**Request:**
Reproduce every record exactly as it appears, but not the pictures.

**Input for this task:**
____

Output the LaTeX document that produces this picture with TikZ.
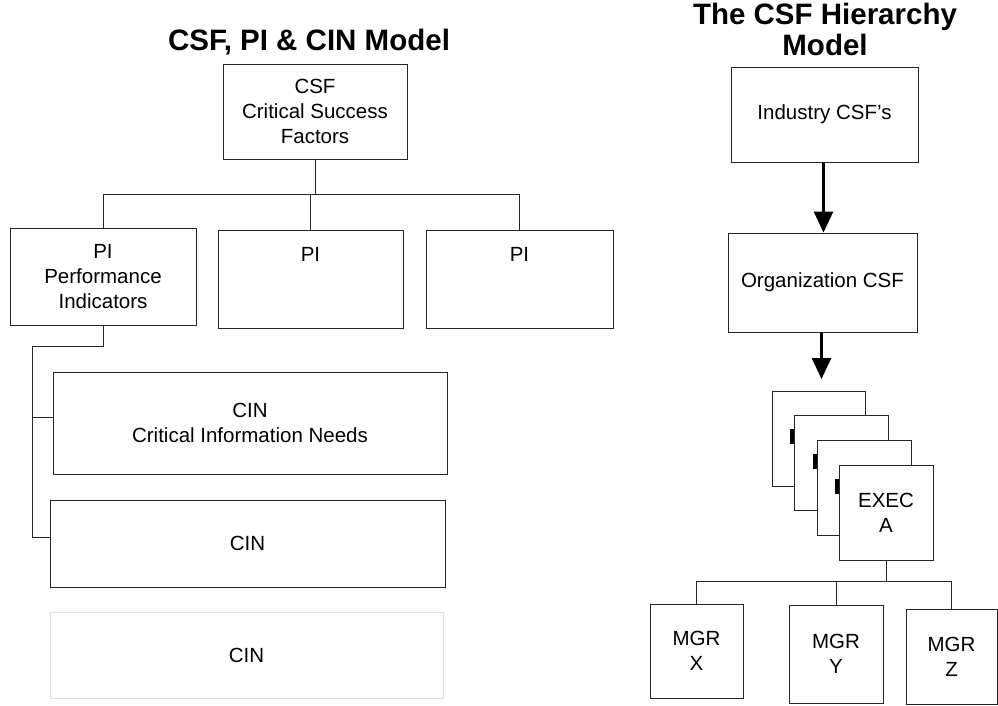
\documentclass[tikz,border=0pt]{standalone}
\usepackage{fontspec}
\setmainfont{Liberation Sans}
\usetikzlibrary{arrows.meta}
\begin{document}
\begin{tikzpicture}[x=1pt,y=-1pt,
  box/.style={draw=black!85,line width=0.9pt,fill=white,inner sep=0pt,align=center,
    font=\fontsize{20.5}{25}\selectfont},
  faint/.style={box,draw=black!12},
  title/.style={font=\fontsize{29.5}{31}\selectfont\bfseries,align=center,inner sep=0pt},
  wire/.style={draw=black!85,line width=0.9pt},
  flow/.style={line width=2.6pt,-{Triangle[width=19pt,length=21pt]}},
  bar/.style={fill=black}]
\useasboundingbox (0,0) rectangle (998,706);

% ---- left: CSF, PI & CIN model ----
\node[title] (ltitle) at (309,42) {CSF, PI \& CIN Model};

\node[box,minimum width=184pt,minimum height=95pt] (csf) at (315,111.5)
  {CSF\\Critical Success\\Factors};

\node[box,minimum width=186pt,minimum height=97pt] (pi1) at (103,276.5)
  {PI\\Performance\\Indicators};
\node[box,minimum width=185pt,minimum height=98pt] (pi2) at (310.5,279)
  {PI\\\mbox{}\\\mbox{}};
\node[box,minimum width=187pt,minimum height=98pt] (pi3) at (519.5,279)
  {PI\\\mbox{}\\\mbox{}};

\node[box,minimum width=394pt,minimum height=102pt] (cin1) at (250,423)
  {CIN\\Critical Information Needs};
\node[box,minimum width=395pt,minimum height=87pt] (cin2) at (247.5,543.5) {CIN};
\node[faint,minimum width=393pt,minimum height=86pt] (cin3) at (246.5,655) {CIN};

\coordinate (hbus) at (0,194);
\draw[wire] (csf.south) -- (csf.south |- hbus);
\draw[wire] (pi1.north) -- (pi1.north |- hbus) -- (pi3.north |- hbus) -- (pi3.north);
\draw[wire] (pi2.north) -- (pi2.north |- hbus);

\coordinate (spine) at (32,346);
\coordinate (cin1in) at ([yshift=6pt]cin1.west);
\coordinate (cin2in) at ([yshift=6.5pt]cin2.west);
\draw[wire] (pi1.south) |- (spine) -- (spine |- cin2in) -- (cin2in);
\draw[wire] (spine |- cin1in) -- (cin1in);

% ---- right: the CSF hierarchy model ----
\node[title] (rtitle) at (825,29) {The CSF Hierarchy\\Model};

\node[box,minimum width=187pt,minimum height=95pt] (ind) at (824.5,114.5) {Industry CSF's};
\node[box,minimum width=189pt,minimum height=99pt] (org) at (822.5,282.5) {Organization CSF};
\coordinate (stack) at (821.5,379);
\draw[flow] ([xshift=-1pt]ind.south) -- ([xshift=-1pt]ind.south |- org.north);
\draw[flow] (stack |- org.south) -- (stack);

% stacked executive boxes, back to front
\node[box,minimum width=93pt,minimum height=95pt] (ex4) at (818.5,438.5) {};
\node[box,minimum width=94pt,minimum height=95pt] (ex3) at (841,462.5) {};
\node[box,minimum width=94pt,minimum height=95pt] (ex2) at (864,487.5) {};
\node[box,minimum width=94pt,minimum height=95pt] (exec) at (886,512.5) {EXEC\\A};
\fill[bar] ([xshift=-3.5pt,yshift=19pt]ex3.west) rectangle ([yshift=33.5pt]ex3.west);
\fill[bar] ([xshift=-3.5pt,yshift=19pt]ex2.west) rectangle ([yshift=33.5pt]ex2.west);
\fill[bar] ([xshift=-3.5pt,yshift=19pt]exec.west) rectangle ([yshift=33.5pt]exec.west);

\node[box,minimum width=93pt,minimum height=94pt] (mgrx) at (696.5,651) {MGR\\X};
\node[box,minimum width=94pt,minimum height=98pt] (mgry) at (836,654) {MGR\\Y};
\node[box,minimum width=91pt,minimum height=95pt] (mgrz) at (951.5,656.5) {MGR\\Z};

\coordinate (mbus) at (886,581);
\draw[wire] (exec.south) -- (mbus);
\draw[wire] (mgrx.north) -- (mgrx.north |- mbus) -- (mgrz.north |- mbus) -- (mgrz.north);
\draw[wire] (mgry.north) -- (mgry.north |- mbus);
\end{tikzpicture}
\end{document}
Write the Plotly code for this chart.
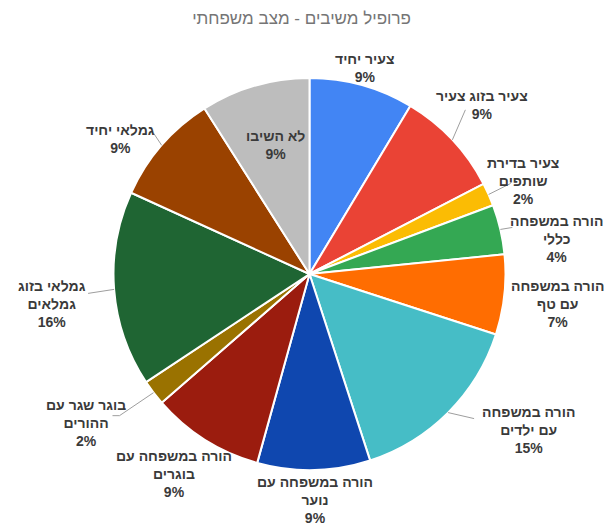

____

**Solution:**
Output the LaTeX document that produces this picture with TikZ.
\documentclass[tikz,border=0pt]{standalone}
\usepackage{fontspec}
\setmainfont{Liberation Sans}
\usetikzlibrary{arrows.meta}
\begin{document}
\begin{tikzpicture}[x=1pt,y=-1pt,
  box/.style={draw=black!85,line width=0.9pt,fill=white,inner sep=0pt,align=center,
    font=\fontsize{20.5}{25}\selectfont},
  faint/.style={box,draw=black!12},
  title/.style={font=\fontsize{29.5}{31}\selectfont\bfseries,align=center,inner sep=0pt},
  wire/.style={draw=black!85,line width=0.9pt},
  flow/.style={line width=2.6pt,-{Triangle[width=19pt,length=21pt]}},
  bar/.style={fill=black}]
\useasboundingbox (0,0) rectangle (998,706);

% ---- left: CSF, PI & CIN model ----
\node[title] (ltitle) at (309,42) {CSF, PI \& CIN Model};

\node[box,minimum width=184pt,minimum height=95pt] (csf) at (315,111.5)
  {CSF\\Critical Success\\Factors};

\node[box,minimum width=186pt,minimum height=97pt] (pi1) at (103,276.5)
  {PI\\Performance\\Indicators};
\node[box,minimum width=185pt,minimum height=98pt] (pi2) at (310.5,279)
  {PI\\\mbox{}\\\mbox{}};
\node[box,minimum width=187pt,minimum height=98pt] (pi3) at (519.5,279)
  {PI\\\mbox{}\\\mbox{}};

\node[box,minimum width=394pt,minimum height=102pt] (cin1) at (250,423)
  {CIN\\Critical Information Needs};
\node[box,minimum width=395pt,minimum height=87pt] (cin2) at (247.5,543.5) {CIN};
\node[faint,minimum width=393pt,minimum height=86pt] (cin3) at (246.5,655) {CIN};

\coordinate (hbus) at (0,194);
\draw[wire] (csf.south) -- (csf.south |- hbus);
\draw[wire] (pi1.north) -- (pi1.north |- hbus) -- (pi3.north |- hbus) -- (pi3.north);
\draw[wire] (pi2.north) -- (pi2.north |- hbus);

\coordinate (spine) at (32,346);
\coordinate (cin1in) at ([yshift=6pt]cin1.west);
\coordinate (cin2in) at ([yshift=6.5pt]cin2.west);
\draw[wire] (pi1.south) |- (spine) -- (spine |- cin2in) -- (cin2in);
\draw[wire] (spine |- cin1in) -- (cin1in);

% ---- right: the CSF hierarchy model ----
\node[title] (rtitle) at (825,29) {The CSF Hierarchy\\Model};

\node[box,minimum width=187pt,minimum height=95pt] (ind) at (824.5,114.5) {Industry CSF's};
\node[box,minimum width=189pt,minimum height=99pt] (org) at (822.5,282.5) {Organization CSF};
\coordinate (stack) at (821.5,379);
\draw[flow] ([xshift=-1pt]ind.south) -- ([xshift=-1pt]ind.south |- org.north);
\draw[flow] (stack |- org.south) -- (stack);

% stacked executive boxes, back to front
\node[box,minimum width=93pt,minimum height=95pt] (ex4) at (818.5,438.5) {};
\node[box,minimum width=94pt,minimum height=95pt] (ex3) at (841,462.5) {};
\node[box,minimum width=94pt,minimum height=95pt] (ex2) at (864,487.5) {};
\node[box,minimum width=94pt,minimum height=95pt] (exec) at (886,512.5) {EXEC\\A};
\fill[bar] ([xshift=-3.5pt,yshift=19pt]ex3.west) rectangle ([yshift=33.5pt]ex3.west);
\fill[bar] ([xshift=-3.5pt,yshift=19pt]ex2.west) rectangle ([yshift=33.5pt]ex2.west);
\fill[bar] ([xshift=-3.5pt,yshift=19pt]exec.west) rectangle ([yshift=33.5pt]exec.west);

\node[box,minimum width=93pt,minimum height=94pt] (mgrx) at (696.5,651) {MGR\\X};
\node[box,minimum width=94pt,minimum height=98pt] (mgry) at (836,654) {MGR\\Y};
\node[box,minimum width=91pt,minimum height=95pt] (mgrz) at (951.5,656.5) {MGR\\Z};

\coordinate (mbus) at (886,581);
\draw[wire] (exec.south) -- (mbus);
\draw[wire] (mgrx.north) -- (mgrx.north |- mbus) -- (mgrz.north |- mbus) -- (mgrz.north);
\draw[wire] (mgry.north) -- (mgry.north |- mbus);
\end{tikzpicture}
\end{document}
Write the Plotly code for this chart.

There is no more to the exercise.